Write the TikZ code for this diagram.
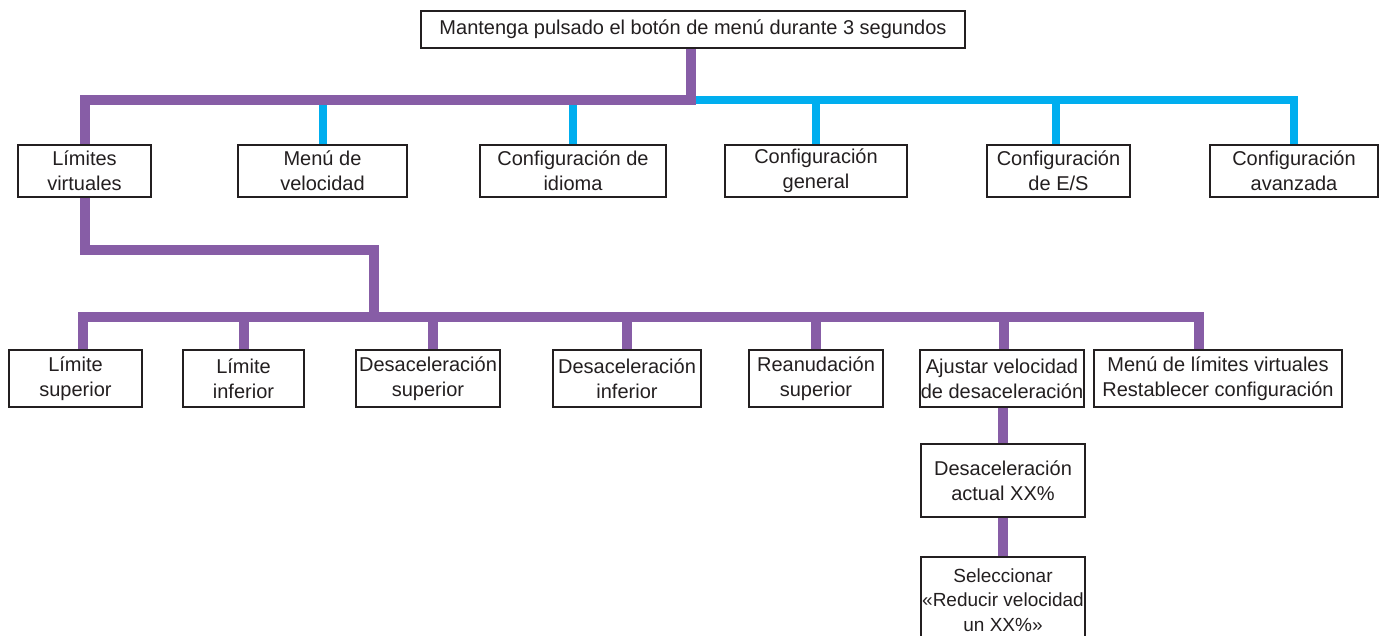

--

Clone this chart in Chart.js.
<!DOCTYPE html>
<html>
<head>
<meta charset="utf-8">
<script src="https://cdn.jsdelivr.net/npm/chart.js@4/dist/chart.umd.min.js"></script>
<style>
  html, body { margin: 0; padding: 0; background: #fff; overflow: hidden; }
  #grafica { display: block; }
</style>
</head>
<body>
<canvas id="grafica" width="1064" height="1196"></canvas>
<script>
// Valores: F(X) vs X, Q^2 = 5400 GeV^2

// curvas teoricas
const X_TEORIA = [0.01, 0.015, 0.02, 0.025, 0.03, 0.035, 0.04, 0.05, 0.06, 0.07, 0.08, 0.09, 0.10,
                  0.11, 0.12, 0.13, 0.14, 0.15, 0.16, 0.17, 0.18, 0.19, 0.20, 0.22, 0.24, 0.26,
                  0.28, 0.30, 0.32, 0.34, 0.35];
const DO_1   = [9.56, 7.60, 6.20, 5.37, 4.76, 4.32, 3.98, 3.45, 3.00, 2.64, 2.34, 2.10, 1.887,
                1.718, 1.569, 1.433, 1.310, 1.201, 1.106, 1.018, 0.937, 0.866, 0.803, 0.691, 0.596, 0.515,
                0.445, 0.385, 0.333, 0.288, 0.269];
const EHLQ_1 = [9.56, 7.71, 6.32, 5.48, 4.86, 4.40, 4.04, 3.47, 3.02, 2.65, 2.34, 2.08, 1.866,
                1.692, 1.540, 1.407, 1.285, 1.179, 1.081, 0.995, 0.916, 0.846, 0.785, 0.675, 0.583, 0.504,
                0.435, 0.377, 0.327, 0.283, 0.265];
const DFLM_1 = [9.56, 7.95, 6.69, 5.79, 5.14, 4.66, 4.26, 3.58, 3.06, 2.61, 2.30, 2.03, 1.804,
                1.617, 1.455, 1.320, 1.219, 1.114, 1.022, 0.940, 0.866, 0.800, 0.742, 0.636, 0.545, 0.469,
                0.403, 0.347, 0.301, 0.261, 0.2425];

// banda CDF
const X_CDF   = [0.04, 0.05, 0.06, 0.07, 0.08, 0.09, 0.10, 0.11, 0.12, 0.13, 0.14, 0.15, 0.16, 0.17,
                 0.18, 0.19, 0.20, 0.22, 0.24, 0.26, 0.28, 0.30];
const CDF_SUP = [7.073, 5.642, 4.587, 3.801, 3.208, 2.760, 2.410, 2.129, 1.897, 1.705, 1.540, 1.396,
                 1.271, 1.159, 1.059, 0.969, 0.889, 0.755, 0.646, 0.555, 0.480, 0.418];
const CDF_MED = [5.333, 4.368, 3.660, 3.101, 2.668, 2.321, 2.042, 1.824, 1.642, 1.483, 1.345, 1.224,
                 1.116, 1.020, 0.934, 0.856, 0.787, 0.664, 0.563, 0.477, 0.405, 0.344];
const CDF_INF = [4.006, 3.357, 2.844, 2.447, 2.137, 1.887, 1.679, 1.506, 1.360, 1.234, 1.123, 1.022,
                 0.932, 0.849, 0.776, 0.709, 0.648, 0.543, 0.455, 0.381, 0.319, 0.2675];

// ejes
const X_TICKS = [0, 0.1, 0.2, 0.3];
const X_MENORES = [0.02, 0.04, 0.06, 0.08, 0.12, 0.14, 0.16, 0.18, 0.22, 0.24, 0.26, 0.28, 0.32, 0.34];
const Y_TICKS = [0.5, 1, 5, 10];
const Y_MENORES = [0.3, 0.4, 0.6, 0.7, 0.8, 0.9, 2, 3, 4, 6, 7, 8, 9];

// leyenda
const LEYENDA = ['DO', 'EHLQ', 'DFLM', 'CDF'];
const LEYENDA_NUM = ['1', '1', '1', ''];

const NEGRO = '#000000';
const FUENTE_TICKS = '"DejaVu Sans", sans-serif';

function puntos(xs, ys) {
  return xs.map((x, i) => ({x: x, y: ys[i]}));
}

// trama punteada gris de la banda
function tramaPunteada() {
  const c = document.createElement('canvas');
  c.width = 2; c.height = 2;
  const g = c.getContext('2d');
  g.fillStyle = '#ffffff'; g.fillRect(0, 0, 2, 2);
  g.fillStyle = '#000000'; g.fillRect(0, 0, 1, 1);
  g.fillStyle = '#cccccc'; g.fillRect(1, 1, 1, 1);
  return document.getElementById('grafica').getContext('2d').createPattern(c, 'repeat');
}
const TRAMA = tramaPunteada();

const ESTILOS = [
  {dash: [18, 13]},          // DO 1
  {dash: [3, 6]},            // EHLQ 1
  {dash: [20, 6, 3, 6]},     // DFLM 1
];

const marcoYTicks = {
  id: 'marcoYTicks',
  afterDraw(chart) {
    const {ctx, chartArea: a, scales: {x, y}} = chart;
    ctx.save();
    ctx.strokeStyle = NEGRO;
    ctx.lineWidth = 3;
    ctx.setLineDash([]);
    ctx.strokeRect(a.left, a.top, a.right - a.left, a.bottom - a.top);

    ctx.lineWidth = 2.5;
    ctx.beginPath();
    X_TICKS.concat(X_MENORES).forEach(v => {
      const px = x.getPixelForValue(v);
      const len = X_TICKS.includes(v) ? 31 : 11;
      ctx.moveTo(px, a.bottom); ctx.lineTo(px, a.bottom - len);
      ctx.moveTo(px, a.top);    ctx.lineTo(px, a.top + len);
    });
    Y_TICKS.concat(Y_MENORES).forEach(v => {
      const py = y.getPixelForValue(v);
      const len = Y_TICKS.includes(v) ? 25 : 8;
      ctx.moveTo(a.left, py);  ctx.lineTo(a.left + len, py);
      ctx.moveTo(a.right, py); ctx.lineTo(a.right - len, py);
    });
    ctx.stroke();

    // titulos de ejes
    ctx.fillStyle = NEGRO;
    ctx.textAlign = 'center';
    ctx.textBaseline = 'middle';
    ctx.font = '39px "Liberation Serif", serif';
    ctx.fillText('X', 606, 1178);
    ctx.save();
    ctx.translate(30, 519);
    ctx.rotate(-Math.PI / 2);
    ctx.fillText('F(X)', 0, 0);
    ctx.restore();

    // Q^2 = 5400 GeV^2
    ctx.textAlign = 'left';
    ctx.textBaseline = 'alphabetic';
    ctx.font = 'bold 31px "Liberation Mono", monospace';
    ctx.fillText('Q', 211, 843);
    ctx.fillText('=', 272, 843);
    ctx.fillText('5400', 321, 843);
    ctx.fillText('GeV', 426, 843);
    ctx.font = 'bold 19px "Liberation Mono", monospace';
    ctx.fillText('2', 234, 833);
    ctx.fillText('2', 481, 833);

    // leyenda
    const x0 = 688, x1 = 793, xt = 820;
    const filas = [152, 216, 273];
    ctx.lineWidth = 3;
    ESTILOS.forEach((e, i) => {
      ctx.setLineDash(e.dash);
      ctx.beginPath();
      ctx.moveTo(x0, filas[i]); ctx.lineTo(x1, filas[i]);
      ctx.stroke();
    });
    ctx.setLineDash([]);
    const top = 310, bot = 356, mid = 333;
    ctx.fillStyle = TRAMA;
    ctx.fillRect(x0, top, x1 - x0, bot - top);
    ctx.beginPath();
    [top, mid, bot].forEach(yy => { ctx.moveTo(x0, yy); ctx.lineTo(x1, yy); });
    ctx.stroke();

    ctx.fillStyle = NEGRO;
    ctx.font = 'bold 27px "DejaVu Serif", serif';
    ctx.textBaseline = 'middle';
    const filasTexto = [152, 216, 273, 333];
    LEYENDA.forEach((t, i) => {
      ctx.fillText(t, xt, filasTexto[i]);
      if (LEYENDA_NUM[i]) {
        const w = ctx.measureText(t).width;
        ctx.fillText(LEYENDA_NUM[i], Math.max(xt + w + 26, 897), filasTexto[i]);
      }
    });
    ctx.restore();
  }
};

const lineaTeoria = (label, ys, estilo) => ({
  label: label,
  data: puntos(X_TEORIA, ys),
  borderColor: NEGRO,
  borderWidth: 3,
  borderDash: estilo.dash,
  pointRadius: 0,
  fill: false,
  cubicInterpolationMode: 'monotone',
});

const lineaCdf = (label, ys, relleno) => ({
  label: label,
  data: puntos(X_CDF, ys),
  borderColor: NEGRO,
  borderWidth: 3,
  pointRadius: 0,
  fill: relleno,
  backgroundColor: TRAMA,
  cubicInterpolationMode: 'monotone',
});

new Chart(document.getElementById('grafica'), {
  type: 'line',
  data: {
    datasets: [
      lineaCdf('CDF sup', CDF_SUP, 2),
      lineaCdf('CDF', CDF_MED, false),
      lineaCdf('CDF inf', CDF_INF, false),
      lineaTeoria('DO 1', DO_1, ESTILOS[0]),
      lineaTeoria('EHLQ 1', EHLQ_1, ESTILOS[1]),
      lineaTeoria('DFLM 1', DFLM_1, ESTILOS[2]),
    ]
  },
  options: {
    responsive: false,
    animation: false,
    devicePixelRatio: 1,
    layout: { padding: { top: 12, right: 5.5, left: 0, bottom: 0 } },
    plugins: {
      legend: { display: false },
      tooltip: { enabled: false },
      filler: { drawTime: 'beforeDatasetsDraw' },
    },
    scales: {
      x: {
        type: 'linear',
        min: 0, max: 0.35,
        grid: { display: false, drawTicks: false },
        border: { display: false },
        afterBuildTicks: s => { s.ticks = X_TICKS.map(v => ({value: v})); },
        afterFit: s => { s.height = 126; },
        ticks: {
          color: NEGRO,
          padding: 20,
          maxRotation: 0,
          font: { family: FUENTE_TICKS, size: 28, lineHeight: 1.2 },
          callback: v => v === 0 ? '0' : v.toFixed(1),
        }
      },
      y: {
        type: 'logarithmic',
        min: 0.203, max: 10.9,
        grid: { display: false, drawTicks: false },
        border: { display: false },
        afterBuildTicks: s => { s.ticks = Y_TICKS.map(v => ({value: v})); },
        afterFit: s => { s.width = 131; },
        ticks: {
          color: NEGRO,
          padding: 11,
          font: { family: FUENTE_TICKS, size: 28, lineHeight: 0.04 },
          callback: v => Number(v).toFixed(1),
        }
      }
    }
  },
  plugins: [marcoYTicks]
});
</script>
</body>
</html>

__Requirements__
For the data above, state how many lines contain "this"; the number is the whole answer.

__Complete answer__
2